Dr. J. Cherie Strachan
University of Akron
J. Cherie Strachan, who received her PhD in 2000 from the State University of New York at Albany, is Professor of Political Science at the University of Akron. She is also Director of the Ray C. Bliss Institute of Applied Politics, which is dedicated to preparing students for professional political careers in addition to promoting public-spirited civic and political participation among the broader electorate. Her political science research combines interests in political participation, voluntary civic and political organizations, and political communication.

Dr. Strachan’s recent work explores the #MeToo movement and women’s political ambition, as well as the effects of partisan polarization, rudeness, and civility on political engagement. Her applied research on campus civic engagement pedagogy focuses on facilitating student-led deliberative discussions sessions, on enhancing the political socialization that occurs within campus student organizations, and on increasing scholarly rigor through multi-campus collaboration and data collection.

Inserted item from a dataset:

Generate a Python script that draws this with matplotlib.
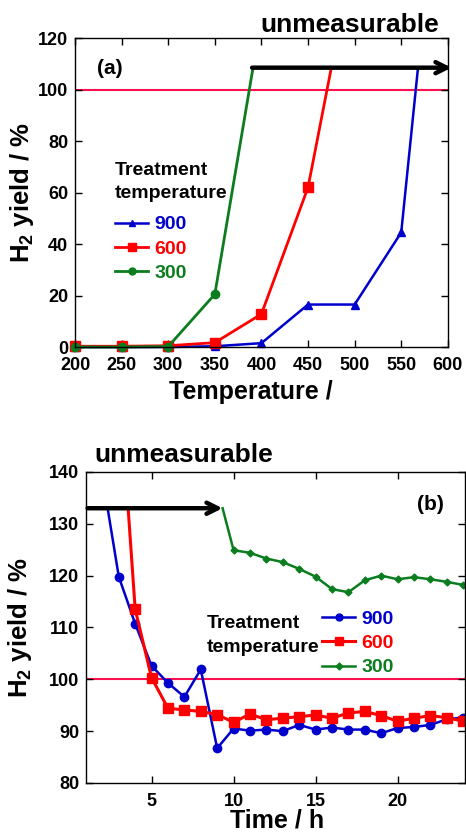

In addition to authoring and co-editing several books, Dr. Strachan has published more than 40 articles and book chapters. She currently serves on advisory boards for national organizations focused on improving the health of American democracy, including the National Issue Forum Institute (NIFI) and Unify Akron, a local affiliate of Unify America. Her public service extends to the American Political Science Association (APSA), where she serves as a member of the Executive Committee, Chair of the Teaching and Learning Program Committee, and Vice Chair of the Political Science Education Section. She recently received this section’s Distinguished Service Award for her role in helping to launch APSA’s Political Science Pedagogy Certification initiative, designed to provide professional development and credentialing opportunities for teacher-scholars in the discipline.